At her blog, Ada Hoffman’s speculations on whether audiences like female characters less than male characters brought to my attention this great post from Overthinkingit.com. It’s four years old, but this insight from commenter fenzel about the persistent misconception that kickass female characters are just faux-men is still relevant -perhaps the most relevant to me:
“Maybe women want to have adventures too, and want to be adventurers, and when we identify this need as masculine, we shut them off from something they want. And maybe when we insist women not be portrayed as adventurous, or be only secondarily so, or alienate them from our storytelling’s predominant adventure phantasmagoria, we diminish them and shrink the space where they might exist as fictional characters or self-identifying beings…

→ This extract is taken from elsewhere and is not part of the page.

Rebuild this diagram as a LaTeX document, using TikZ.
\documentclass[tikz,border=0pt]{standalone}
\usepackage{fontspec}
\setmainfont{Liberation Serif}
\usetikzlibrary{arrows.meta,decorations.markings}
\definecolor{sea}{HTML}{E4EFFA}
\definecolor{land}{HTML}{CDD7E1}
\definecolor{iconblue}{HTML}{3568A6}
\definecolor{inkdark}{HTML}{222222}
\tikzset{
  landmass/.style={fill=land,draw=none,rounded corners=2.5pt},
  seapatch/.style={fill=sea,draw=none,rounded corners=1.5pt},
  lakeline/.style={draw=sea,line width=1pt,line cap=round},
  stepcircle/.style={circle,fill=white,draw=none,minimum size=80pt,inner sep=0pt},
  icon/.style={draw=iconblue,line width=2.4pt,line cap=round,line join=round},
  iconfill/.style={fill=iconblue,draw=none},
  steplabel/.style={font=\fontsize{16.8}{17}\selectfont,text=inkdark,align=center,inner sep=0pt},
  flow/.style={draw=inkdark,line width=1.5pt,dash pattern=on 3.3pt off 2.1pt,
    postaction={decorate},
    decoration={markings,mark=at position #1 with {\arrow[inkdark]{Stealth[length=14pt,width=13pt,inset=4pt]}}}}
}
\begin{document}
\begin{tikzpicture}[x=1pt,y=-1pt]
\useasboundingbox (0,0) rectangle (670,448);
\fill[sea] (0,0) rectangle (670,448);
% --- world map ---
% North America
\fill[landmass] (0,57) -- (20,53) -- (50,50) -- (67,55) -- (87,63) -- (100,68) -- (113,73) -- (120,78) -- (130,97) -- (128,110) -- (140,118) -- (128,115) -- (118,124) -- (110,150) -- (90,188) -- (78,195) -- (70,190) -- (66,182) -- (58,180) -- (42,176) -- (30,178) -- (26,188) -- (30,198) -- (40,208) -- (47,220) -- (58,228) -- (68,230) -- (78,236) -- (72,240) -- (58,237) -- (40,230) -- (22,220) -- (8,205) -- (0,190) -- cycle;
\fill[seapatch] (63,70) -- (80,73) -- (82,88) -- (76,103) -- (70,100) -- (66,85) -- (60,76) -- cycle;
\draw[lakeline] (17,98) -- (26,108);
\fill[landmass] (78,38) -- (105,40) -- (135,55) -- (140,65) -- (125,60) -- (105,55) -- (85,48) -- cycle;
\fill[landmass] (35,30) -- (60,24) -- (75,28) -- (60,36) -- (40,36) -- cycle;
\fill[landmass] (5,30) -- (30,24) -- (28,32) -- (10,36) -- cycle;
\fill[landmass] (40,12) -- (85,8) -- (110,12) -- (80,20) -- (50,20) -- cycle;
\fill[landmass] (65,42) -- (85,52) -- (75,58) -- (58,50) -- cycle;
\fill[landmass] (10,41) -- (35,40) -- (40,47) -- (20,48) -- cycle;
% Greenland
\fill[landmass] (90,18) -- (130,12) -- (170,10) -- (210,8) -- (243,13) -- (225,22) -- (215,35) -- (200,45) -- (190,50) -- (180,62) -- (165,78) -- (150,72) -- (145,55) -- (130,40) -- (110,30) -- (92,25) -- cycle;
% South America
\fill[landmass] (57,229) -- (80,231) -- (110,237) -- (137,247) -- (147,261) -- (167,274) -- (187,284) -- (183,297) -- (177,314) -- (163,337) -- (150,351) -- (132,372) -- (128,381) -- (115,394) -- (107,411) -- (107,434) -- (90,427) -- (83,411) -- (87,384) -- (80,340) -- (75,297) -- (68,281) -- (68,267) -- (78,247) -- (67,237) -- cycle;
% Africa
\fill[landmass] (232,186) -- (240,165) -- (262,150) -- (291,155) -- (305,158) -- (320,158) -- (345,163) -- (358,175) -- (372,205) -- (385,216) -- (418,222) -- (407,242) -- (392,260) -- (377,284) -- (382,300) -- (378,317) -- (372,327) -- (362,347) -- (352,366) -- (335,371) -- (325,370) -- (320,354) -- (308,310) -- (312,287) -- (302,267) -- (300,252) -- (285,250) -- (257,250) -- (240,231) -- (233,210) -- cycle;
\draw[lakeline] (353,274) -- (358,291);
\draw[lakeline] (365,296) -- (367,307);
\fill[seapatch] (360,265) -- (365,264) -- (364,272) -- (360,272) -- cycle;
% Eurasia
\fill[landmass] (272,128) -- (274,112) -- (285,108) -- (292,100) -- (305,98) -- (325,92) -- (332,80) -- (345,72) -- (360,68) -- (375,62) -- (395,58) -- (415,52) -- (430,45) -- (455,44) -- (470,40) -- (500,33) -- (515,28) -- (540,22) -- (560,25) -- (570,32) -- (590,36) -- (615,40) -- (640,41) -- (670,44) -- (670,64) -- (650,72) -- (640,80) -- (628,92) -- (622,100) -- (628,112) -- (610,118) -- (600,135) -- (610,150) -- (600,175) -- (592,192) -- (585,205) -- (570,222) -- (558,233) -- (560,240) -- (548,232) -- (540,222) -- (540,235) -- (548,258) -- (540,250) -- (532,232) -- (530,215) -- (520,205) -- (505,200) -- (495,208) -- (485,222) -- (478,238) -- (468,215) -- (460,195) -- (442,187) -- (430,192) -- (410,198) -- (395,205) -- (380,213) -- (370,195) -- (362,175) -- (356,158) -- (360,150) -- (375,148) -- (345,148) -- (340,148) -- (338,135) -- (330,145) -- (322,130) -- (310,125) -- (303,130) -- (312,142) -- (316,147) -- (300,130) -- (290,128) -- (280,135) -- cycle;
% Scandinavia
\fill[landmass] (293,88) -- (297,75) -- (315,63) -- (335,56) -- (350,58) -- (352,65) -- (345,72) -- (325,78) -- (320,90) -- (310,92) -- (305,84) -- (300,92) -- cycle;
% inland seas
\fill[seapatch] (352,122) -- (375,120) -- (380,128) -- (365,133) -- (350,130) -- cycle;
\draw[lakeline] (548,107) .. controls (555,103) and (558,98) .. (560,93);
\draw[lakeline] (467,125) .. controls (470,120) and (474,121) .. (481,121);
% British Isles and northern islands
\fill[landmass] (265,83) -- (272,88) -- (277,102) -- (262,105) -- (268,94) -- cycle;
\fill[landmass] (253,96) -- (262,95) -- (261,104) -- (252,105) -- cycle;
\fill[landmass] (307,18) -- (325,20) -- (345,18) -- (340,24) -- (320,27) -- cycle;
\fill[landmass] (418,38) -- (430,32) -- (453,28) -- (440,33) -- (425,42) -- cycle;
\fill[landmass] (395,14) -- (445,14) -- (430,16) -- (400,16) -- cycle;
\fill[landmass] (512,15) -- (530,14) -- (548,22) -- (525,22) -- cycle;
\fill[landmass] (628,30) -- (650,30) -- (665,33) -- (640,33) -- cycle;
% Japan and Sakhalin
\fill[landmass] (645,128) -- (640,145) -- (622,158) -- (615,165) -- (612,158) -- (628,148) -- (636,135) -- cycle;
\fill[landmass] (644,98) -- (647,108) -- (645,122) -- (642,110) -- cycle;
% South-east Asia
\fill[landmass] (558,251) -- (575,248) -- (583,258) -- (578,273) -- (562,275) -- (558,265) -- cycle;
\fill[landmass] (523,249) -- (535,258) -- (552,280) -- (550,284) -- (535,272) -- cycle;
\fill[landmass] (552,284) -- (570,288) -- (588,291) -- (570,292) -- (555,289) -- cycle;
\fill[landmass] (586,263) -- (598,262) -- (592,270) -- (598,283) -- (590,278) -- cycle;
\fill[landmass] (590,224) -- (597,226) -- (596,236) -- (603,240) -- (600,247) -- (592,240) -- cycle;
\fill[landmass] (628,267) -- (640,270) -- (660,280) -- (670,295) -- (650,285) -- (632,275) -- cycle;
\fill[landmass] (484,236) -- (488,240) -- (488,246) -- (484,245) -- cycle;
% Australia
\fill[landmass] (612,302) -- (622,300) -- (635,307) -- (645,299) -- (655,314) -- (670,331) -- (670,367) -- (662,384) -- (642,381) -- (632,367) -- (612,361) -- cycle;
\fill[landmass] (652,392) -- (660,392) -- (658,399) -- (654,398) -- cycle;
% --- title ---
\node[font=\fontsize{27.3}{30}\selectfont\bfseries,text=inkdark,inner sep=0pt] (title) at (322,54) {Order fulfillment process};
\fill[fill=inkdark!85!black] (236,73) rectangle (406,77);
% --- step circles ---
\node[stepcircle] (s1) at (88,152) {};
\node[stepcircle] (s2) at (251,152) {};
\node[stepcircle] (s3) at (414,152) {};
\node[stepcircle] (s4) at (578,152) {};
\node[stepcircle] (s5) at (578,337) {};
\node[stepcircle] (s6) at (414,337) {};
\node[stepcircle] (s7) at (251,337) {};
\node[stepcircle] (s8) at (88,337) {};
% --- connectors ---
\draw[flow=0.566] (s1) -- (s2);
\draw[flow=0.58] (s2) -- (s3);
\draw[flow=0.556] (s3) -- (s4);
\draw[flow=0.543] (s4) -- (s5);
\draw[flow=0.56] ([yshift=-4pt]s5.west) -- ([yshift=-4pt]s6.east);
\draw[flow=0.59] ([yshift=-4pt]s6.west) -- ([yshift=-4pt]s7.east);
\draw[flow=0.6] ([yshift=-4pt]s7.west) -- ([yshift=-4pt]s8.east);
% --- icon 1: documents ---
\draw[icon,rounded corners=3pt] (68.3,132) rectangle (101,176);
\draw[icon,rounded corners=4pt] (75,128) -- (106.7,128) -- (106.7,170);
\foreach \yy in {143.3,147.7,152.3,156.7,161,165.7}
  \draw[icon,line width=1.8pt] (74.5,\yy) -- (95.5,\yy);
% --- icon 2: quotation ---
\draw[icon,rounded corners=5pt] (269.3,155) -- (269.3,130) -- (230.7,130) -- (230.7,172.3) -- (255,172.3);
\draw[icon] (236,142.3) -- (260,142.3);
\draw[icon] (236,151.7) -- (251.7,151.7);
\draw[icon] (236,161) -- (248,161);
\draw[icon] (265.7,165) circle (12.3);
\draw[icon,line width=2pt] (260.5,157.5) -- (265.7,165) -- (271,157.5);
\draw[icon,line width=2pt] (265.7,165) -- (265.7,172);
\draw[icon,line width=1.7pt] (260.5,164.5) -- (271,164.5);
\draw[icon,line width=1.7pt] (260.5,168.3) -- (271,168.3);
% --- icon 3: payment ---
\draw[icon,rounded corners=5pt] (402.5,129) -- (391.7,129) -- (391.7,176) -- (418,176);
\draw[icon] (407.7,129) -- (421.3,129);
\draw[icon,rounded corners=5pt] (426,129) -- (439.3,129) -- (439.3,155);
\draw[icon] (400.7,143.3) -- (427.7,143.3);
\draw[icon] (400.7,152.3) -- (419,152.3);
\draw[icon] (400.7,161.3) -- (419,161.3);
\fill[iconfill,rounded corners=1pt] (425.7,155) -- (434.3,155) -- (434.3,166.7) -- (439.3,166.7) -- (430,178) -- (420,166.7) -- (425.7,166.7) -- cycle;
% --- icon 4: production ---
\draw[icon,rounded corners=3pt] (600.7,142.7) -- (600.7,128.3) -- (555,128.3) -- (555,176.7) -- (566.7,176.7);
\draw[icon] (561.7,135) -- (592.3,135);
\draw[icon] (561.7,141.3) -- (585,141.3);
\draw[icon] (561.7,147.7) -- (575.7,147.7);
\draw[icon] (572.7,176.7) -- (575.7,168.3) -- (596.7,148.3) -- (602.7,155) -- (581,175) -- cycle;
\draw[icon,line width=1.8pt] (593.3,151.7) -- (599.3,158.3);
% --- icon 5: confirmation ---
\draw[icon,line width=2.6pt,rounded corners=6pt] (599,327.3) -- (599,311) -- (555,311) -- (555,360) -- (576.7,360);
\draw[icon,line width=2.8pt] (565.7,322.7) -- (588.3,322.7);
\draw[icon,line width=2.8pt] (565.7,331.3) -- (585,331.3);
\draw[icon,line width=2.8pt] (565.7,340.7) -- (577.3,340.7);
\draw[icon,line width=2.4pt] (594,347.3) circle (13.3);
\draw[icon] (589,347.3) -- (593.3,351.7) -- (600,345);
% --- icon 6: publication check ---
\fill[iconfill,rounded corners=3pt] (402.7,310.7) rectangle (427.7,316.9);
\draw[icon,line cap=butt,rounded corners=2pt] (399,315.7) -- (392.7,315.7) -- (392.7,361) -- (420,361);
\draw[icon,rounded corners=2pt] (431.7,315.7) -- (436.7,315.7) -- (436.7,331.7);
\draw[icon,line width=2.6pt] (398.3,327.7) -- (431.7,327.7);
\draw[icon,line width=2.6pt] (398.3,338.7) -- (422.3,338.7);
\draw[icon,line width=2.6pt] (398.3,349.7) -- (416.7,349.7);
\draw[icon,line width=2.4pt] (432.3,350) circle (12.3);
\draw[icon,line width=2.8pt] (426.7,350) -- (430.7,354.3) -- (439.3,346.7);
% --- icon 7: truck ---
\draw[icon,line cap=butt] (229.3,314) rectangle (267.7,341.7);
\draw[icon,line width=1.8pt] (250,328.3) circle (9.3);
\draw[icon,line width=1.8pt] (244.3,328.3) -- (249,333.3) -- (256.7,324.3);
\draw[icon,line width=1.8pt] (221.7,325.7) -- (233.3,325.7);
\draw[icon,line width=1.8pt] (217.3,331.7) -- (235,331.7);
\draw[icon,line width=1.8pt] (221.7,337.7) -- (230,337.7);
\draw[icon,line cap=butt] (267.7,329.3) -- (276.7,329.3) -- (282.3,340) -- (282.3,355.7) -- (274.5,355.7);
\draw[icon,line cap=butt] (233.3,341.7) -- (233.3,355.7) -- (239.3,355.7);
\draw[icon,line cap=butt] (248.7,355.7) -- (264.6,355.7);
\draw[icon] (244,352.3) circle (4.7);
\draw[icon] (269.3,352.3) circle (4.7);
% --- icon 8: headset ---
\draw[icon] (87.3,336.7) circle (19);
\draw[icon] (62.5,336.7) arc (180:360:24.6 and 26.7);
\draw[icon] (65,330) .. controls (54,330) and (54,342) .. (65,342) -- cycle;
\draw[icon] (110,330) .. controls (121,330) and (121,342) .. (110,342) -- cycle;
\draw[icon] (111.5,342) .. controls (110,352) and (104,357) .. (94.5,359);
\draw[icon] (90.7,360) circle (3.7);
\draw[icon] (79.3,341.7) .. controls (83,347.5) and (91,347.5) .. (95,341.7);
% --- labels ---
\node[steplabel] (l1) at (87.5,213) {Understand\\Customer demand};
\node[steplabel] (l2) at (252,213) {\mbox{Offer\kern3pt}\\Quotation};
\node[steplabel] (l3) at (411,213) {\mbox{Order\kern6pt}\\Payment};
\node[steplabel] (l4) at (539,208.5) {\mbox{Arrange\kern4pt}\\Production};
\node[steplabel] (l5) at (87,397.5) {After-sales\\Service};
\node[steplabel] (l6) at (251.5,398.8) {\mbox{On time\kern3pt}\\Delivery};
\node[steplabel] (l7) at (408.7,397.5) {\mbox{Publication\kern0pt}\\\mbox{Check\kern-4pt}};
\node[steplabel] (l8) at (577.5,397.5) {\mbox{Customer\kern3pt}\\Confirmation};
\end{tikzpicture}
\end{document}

… And maybe, by insisting that something is essentially masculine when it isn’t, we shortchange and diminish men as well, by limiting how they might imagine themselves and setting them up as essentially hostile to modernity and social progress when there is no real need to cede that ground either.”

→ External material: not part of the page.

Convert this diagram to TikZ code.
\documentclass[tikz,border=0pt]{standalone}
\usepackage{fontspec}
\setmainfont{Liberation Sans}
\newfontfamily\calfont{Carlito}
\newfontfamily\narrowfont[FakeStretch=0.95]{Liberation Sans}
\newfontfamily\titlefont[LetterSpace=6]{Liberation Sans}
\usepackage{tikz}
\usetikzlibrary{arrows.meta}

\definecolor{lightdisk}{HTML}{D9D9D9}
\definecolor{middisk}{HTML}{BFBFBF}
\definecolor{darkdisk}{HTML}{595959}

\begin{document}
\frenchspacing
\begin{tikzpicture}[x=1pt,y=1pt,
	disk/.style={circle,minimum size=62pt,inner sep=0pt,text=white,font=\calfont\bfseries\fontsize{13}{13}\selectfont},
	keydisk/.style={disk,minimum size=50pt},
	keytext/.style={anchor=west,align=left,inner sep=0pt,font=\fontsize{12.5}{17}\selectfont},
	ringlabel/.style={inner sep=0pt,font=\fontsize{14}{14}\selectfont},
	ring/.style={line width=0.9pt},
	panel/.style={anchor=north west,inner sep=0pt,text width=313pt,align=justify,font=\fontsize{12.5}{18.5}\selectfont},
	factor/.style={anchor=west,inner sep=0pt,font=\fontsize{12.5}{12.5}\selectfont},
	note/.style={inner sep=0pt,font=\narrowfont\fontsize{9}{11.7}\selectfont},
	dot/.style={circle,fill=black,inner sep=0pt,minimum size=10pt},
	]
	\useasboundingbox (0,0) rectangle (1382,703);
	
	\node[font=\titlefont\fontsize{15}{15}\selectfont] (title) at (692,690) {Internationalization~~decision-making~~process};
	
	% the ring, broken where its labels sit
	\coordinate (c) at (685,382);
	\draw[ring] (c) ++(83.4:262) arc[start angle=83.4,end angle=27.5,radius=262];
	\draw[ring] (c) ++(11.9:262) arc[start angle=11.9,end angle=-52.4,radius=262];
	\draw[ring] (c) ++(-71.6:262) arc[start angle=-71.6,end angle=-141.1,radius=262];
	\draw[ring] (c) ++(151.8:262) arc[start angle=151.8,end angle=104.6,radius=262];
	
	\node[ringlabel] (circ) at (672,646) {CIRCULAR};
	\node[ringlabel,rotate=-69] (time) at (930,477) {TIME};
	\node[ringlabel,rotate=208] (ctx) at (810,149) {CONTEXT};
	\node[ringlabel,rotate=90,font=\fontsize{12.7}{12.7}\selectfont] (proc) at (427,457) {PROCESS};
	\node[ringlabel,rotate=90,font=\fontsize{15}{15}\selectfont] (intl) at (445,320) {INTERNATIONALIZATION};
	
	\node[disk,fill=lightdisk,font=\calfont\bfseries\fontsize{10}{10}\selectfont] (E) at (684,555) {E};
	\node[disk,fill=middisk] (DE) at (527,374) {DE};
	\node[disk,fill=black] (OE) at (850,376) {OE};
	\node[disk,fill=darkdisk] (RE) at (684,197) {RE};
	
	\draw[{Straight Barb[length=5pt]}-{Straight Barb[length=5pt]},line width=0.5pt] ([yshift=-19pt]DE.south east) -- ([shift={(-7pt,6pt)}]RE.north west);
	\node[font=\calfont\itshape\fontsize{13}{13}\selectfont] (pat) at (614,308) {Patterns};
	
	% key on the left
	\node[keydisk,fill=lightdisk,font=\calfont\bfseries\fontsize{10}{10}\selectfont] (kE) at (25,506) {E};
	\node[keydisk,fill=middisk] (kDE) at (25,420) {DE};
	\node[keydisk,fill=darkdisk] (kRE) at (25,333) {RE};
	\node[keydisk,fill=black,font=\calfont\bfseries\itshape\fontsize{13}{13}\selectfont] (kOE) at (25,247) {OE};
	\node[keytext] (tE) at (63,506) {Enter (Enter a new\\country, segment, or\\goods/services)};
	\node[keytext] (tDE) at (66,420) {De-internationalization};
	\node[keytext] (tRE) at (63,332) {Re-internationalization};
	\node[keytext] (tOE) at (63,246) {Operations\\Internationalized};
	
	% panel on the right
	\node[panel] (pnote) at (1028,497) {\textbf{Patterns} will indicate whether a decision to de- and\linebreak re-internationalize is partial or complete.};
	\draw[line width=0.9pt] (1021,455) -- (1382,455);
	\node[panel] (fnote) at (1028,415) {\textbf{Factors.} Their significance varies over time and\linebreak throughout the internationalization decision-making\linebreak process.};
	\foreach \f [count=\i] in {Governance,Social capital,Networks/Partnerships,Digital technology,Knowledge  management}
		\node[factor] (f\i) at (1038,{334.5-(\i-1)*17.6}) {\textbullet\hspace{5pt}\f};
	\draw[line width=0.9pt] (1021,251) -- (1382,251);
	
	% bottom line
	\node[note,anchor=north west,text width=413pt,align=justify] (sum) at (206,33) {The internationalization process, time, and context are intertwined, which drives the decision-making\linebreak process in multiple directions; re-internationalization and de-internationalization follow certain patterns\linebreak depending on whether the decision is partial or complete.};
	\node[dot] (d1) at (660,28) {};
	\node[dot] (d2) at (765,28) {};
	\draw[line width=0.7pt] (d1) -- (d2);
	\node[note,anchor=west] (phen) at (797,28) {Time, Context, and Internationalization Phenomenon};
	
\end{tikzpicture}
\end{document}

I understand, in a way. An audience long exposed to kickass female characters as tokens in an all-male cast will dismiss them as much as their writers do. Case in point, Maggie in TNT’s Falling Skies constantly plays second fiddle to the entire cast even though she’s the most competent soldier in the war against aliens- because the creators of the show don’t give her any conflicts and maintain her as one-dimensional all-star. At least Anne got some development as war chief slash vengeful mama.

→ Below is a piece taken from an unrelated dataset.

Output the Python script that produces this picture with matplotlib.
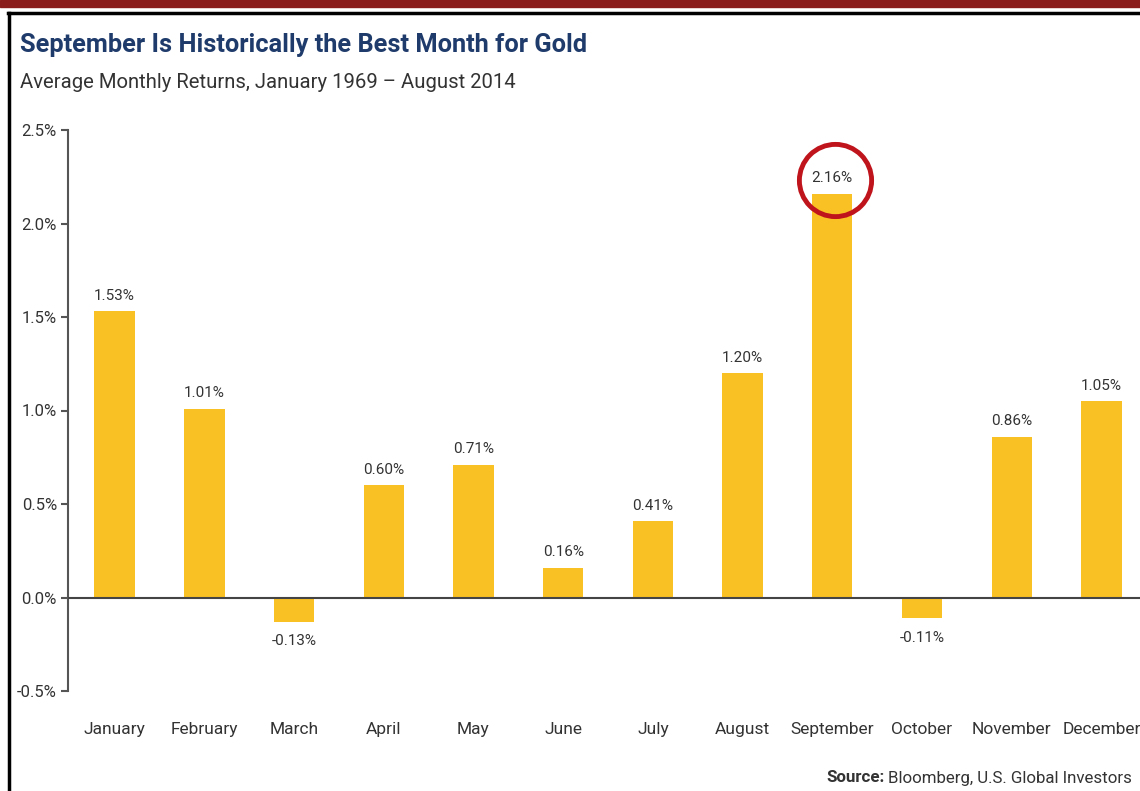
import matplotlib
matplotlib.use("Agg")
import matplotlib.pyplot as plt
from matplotlib.lines import Line2D
from matplotlib.patches import Rectangle
from matplotlib.transforms import ScaledTranslation

months = ["January", "February", "March", "April", "May", "June", "July",
          "August", "September", "October", "November", "December"]
returns = [1.53, 1.01, -0.13, 0.60, 0.71, 0.16, 0.41, 1.20, 2.16, -0.11, 0.86, 1.05]
yticks = [-0.5, 0.0, 0.5, 1.0, 1.5, 2.0, 2.5]
highlight = "September"

plt.rcParams['font.family'] = ["Roboto", "DejaVu Sans"]

fig = plt.figure(figsize=(11.4, 7.91), dpi=100)
W, H = 1140, 791

# decorative frame
fig.patches.append(Rectangle((0, 1 - 7 / H), 1, 7 / H, transform=fig.transFigure,
                             color="#8a1c1c", zorder=0))
fig.lines.append(Line2D([8 / W, 1], [1 - 13 / H, 1 - 13 / H], transform=fig.transFigure,
                        color="black", lw=2.5))
fig.lines.append(Line2D([9 / W, 9 / W], [0, 1 - 13 / H], transform=fig.transFigure,
                        color="black", lw=2.5))

ax = fig.add_axes([68 / W, 100 / H, 1 - 68 / W, (691 - 130) / H])
x = list(range(len(months)))
ax.bar(x, returns, width=0.45, color="#f9c124", zorder=2)
ax.axhline(0, color="#444444", lw=1.5, zorder=3)

ax.set_xlim(-0.52, 11.43)
ax.set_ylim(-0.5, 2.5)
ax.set_yticks(yticks)
ax.set_yticklabels([f"{v:.1f}%" for v in yticks], fontsize=12, color="#333333")
ax.set_xticks(x)
ax.set_xticklabels(months, fontsize=12.5, color="#333333")
ax.tick_params(axis="x", length=0, pad=22)
ax.tick_params(axis="y", length=5, width=1.5, color="#555555", pad=3)
for s in ["top", "right", "bottom"]:
    ax.spines[s].set_visible(False)
ax.spines["left"].set_color("#555555")
ax.spines["left"].set_linewidth(1.5)

for xi, v in zip(x, returns):
    off = 11 if v >= 0 else -14
    ax.annotate(f"{v:.2f}%", (xi, v), xytext=(0, off), textcoords="offset points",
                ha="center", va="center", fontsize=11, color="#333333")

hi = months.index(highlight)
ax.plot([hi + 0.03], [returns[hi]], marker="o", markersize=52, markerfacecolor="none",
        markeredgecolor="#c0141c", markeredgewidth=3.5, clip_on=False, zorder=4,
        transform=ax.transData + ScaledTranslation(0, 10 / 72, fig.dpi_scale_trans))

fig.text(20 / W, 1 - 45 / H, "September Is Historically the Best Month for Gold",
         fontsize=18.3, fontweight="bold", color="#1f3b6b", va="center", ha="left")
fig.text(20 / W, 1 - 82 / H, "Average Monthly Returns, January 1969 \u2013 August 2014",
         fontsize=14.6, color="#333333", va="center", ha="left")

t1 = fig.text(826 / W, 1 - 778 / H, "Source:", fontsize=12.2, fontweight="bold",
              color="#333333", ha="left", va="center")
fig.canvas.draw()
bb = t1.get_window_extent()
fig.text((bb.x1 + 4) / W, 1 - 778 / H, "Bloomberg, U.S. Global Investors", fontsize=12.2,
         color="#333333", ha="left", va="center")

fig.savefig("out.png", dpi=100)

In Shana Mlawski’s column, she suggests that we still represent women as bastions of morality in fiction while male characters enjoy leniency and open minds from audiences. They can be anti-heroes, cowards, losers, et cetera, et cetera with apparently far less criticism. Although I’m a fan of neither, we have yet to see a female-starring Breaking Bad after Weeds. This reminded me of a conversation with a friend, when I observed the differences in urban fantasy by men and women, which focus on everymen and overachievers, respectively. “Overachievers” may be unfair, since urban fantasy heroines have problems, but they always triumph in contrast to urban fantasy heroes who barely hold onto their limbs and typically stumble into solutions rather than outwitting -and never overpowering- anyone.
I’ve always thought this spoke to women and men’s struggles (and these characters definitely revolve around struggle.) I can only guess at the reasons some men relate to the heroes. Do they feel helpless or stressed by life’s boss battles and find it cathartic to read about another man at wit’s end? I can definitely understand the appeal of the heroines, however. Women are expected to accomplish this, that, and the other, and urban fantasy heroines may not technically manage all of them, but they come close. Notice I’m speaking specifically to urban fantasy because protagonists change radically by genre. I’m told scifi features similar heroines, but as racism slaps me in the face every time I pick up a scifi, my forays into the genre have been few. Kickass female characters are still, by and large, a minority, but as I’ve noted and fenzel notes, they’re criticized harshly. We can’t expect to relate to every female character and view that as a lack of realism. Are there a lot of action heroes strolling among us?
So, in sum, maybe it’s all of the above. Maybe we want some better writing and more opportunities, maybe we’re expressing different struggles, and maybe we need to appreciate a spectrum of female characters, failings and triumphs because, as Hoffman notes from her informal survey, the only consistent is that no character is likeable to everyone.